Depuis l'ouverture du procès de B. Preynat le 13 janvier, un public nombreux se presse au tribunal correctionnel de Lyon. Chaque jour, les anonymes remplissent la salle d'audience. Qui sont-ils ? Et pourquoi un tel intérêt pour cette affaire ?
Dans la foule, des anonymes, des étudiants en droit. Mais surtout d'anciens scouts, des habitants de Sainte-Foy-lès-Lyon. Et des parents de victime potentielle. Tous les matins, une longue file d'attente se forme aux portes du tribunal correctionnel de Lyon pour assister à l'audience. Avec ou sans lien avec B. Preynat, le procès ne laisse guère indifférent.
A la recherche de ses propres réponses
Nous croisons une habitante de Sainte-Foy-lès-Lyon qui nous précise qu'elle a deux enfants, scouts pendant 4 ans dans le groupe de Preynat au début des années 80. « L'un m’a dit qu’il ne s’était rien passé. Le plus grand, quand il avait 12 ans, il avait complètement changé d’attitude. Il ne voulait plus sortir de la maison, il n’allait plus dans la cour jouer avec les autres. Il n'était pas bien, mais il n'a jamais voulu en parler".

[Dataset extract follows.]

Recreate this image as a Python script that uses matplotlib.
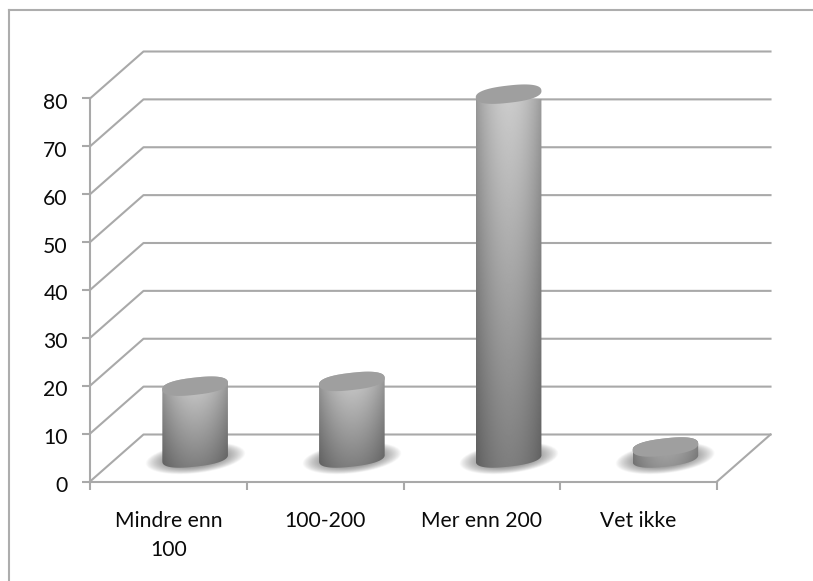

Cette paroissienne de Saint-Luc a découvert l'affaire Preynat en 2016. Assister au procès, pour elle, est une nécessité pour "essayer de comprendre", alors qu'elle dit ne toujours pas savoir "s’il s’est passé quelque chose ou pas" pour son fils aîné. "Je lui ai demandé s’il voulait venir avec moi, il n’a pas voulu assister à l'audience. Moi, je veux en savoir plus".Je ressens du dégoût
Quitte à ce que les déclarations de B. Preynat à la barre interrogent encore un peu plus. "Qu’il faisait ça dans les bus lors des camps de scouts alors que mon fils est allé en Corse. Qu'il y avait 4 ou 5 enfants à qui…" Impossible de finir la phrase. Sentiment de dégoût.
J'ai l'impression d'avoir été utilisée
Agnès, elle-aussi est là "pour comprendre". D'autant plus qu'elle a été scout, "cheftaine à Saint-Luc". Agnès a quitté le groupe au tout début des années 80, et elle a été "sidérée" de découvrir par la suite toutes les agressions. "En tant que cheftaine, je n’ai rien vu. Rien, rien." Le procès, les révélations génèrent chez Agnès "de la colère, et surtout une confiance trahie. J’étais jeune adulte, et j'étais cheftaine dans un esprit de service, avec de la bienveillance. Là, je me dis que ma présence a été utilisée et a servi à ce système mis en place par Preynat".
Le procès de B. Preynat pose également question pour un conciliateur de justice auprès de la Cour d'appel de Lyon. L'homme acquiesce à l'idée que l'audience ne laisse personne insensible : "j’ai été très éprouvé par les témoignages de ces personnes qui ont été victimes de ces actes sexuels."
Mais s'il a rejoint le public, c'est pour des raisons très personnelles. Il habitait le même quartier que le prévenu à Sainte-Foy-lès-Lyon. Et surtout : "J’ai connu Bernard Preynat à La Favorite, où ma fille était au catéchisme avec lui. Et je trouve lamentable ce qui s’est passé. Parfois, je me pose des questions avec mon épouse : de savoir ce que l’on aurait fait à la place des victimes, à la place de leurs parents."
Un procès qui ne laisse personne insensible
Bérengère est étudiante en droit, "à la fac catho de Lyon". Elle assiste au procès pour se documenter et en apprendre un peu plus sur le déroulement d'une procédure au cœur de l'actualité.
Pas de lien personnel avec le dossier. Ce qui n'empêche pas de ressentir des choses. "C’est très poignant. C'était assez intense d'écouter le témoignage des victimes. Il y a de l’émotion". Bérengère trouve le prévenu, "un peu spécial", le trouve "hésitant", essaye d’analyser son comportement. "Je trouve tout cela passionnant".
Cela fait deux jours que Bérengère assiste à l'audience. Parce qu'il y a là toute "une histoire dont elle aimerait connaître la fin".